On Tue, Jun 7, 2016 at 4:31 PM, Alexander Pivovarov <ap...@gmail.com>
wrote:
> Ted, It does not work like that
>
> you have to .map(toAB).toDS
>
> On Tue, Jun 7, 2016 at 4:07 PM, Ted Yu <yu...@gmail.com> wrote:
>
>> Have you tried the following ?
>>
>> Seq(1->2, 1->5, 3->6).toDS("a", "b")
>>
>> then you can refer to columns by name.
>>
>> FYI
>>
>>
>> On Tue, Jun 7, 2016 at 3:58 PM, Alexander Pivovarov <apivovarov@gmail.com
>> > wrote:
>>
>>> I'm trying to switch from RDD API to Dataset API
>>> My question is about reduceByKey method
>>>
>>> e.g. in the following example I'm trying to rewrite
>>>
>>> sc.parallelize(Seq(1->2, 1->5, 3->6)).reduceByKey(math.max).take(10)
>>>
>>> using DS API. That is what I have so far:
>>>
>>> Seq(1->2, 1->5, 3->6).toDS.groupBy(_._1).agg(max($"_2").as(ExpressionEncoder[Int])).take(10)
>>>
>>> Questions:
>>>
>>> 1. is it possible to avoid typing "as(ExpressionEncoder[Int])" or
>>> replace it with smth shorter?
>>>
>>> 2. Why I have to use String column name in max function? e.g. $"_2" or
>>> col("_2"). can I use _._2 instead?
>>>
>>>
>>> Alex
>>>
>>
>>
>
Re: Dataset API agg question
Posted by Alexander Pivovarov <ap...@gmail.com>.
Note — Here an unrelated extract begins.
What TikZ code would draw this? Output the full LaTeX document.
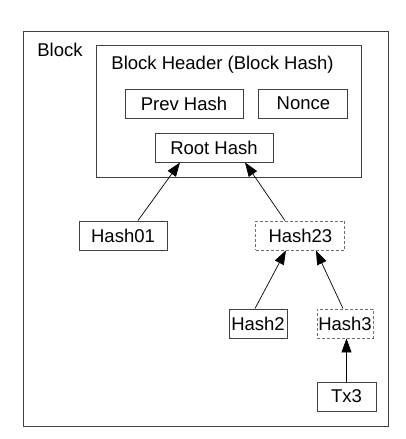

Ted, It does not work like that
you have to .map(toAB).toDS
On Tue, Jun 7, 2016 at 4:07 PM, Ted Yu <yu...@gmail.com> wrote:
> Have you tried the following ?
>
> Seq(1->2, 1->5, 3->6).toDS("a", "b")
>
> then you can refer to columns by name.
>
> FYI
>
>
> On Tue, Jun 7, 2016 at 3:58 PM, Alexander Pivovarov <ap...@gmail.com>
> wrote:
>
>> I'm trying to switch from RDD API to Dataset API
>> My question is about reduceByKey method
>>
>> e.g. in the following example I'm trying to rewrite
>>
>> sc.parallelize(Seq(1->2, 1->5, 3->6)).reduceByKey(math.max).take(10)
>>
>> using DS API. That is what I have so far:
>>
>> Seq(1->2, 1->5, 3->6).toDS.groupBy(_._1).agg(max($"_2").as(ExpressionEncoder[Int])).take(10)
>>
>> Questions:
>>
>> 1. is it possible to avoid typing "as(ExpressionEncoder[Int])" or replace
>> it with smth shorter?
>>
>> 2. Why I have to use String column name in max function? e.g. $"_2" or
>> col("_2"). can I use _._2 instead?
>>
>>
>> Alex
>>
>
>
Re: Dataset API agg question
Posted by Ted Yu <yu...@gmail.com>.
Have you tried the following ?
Seq(1->2, 1->5, 3->6).toDS("a", "b")
then you can refer to columns by name.
FYI
On Tue, Jun 7, 2016 at 3:58 PM, Alexander Pivovarov <ap...@gmail.com>
wrote:
> I'm trying to switch from RDD API to Dataset API
> My question is about reduceByKey method
>
> e.g. in the following example I'm trying to rewrite
>
> sc.parallelize(Seq(1->2, 1->5, 3->6)).reduceByKey(math.max).take(10)
>
> using DS API. That is what I have so far:
>
> Seq(1->2, 1->5, 3->6).toDS.groupBy(_._1).agg(max($"_2").as(ExpressionEncoder[Int])).take(10)
>
> Questions:
>
> 1. is it possible to avoid typing "as(ExpressionEncoder[Int])" or replace
> it with smth shorter?
>
> 2. Why I have to use String column name in max function? e.g. $"_2" or
> col("_2"). can I use _._2 instead?
>
>
> Alex
>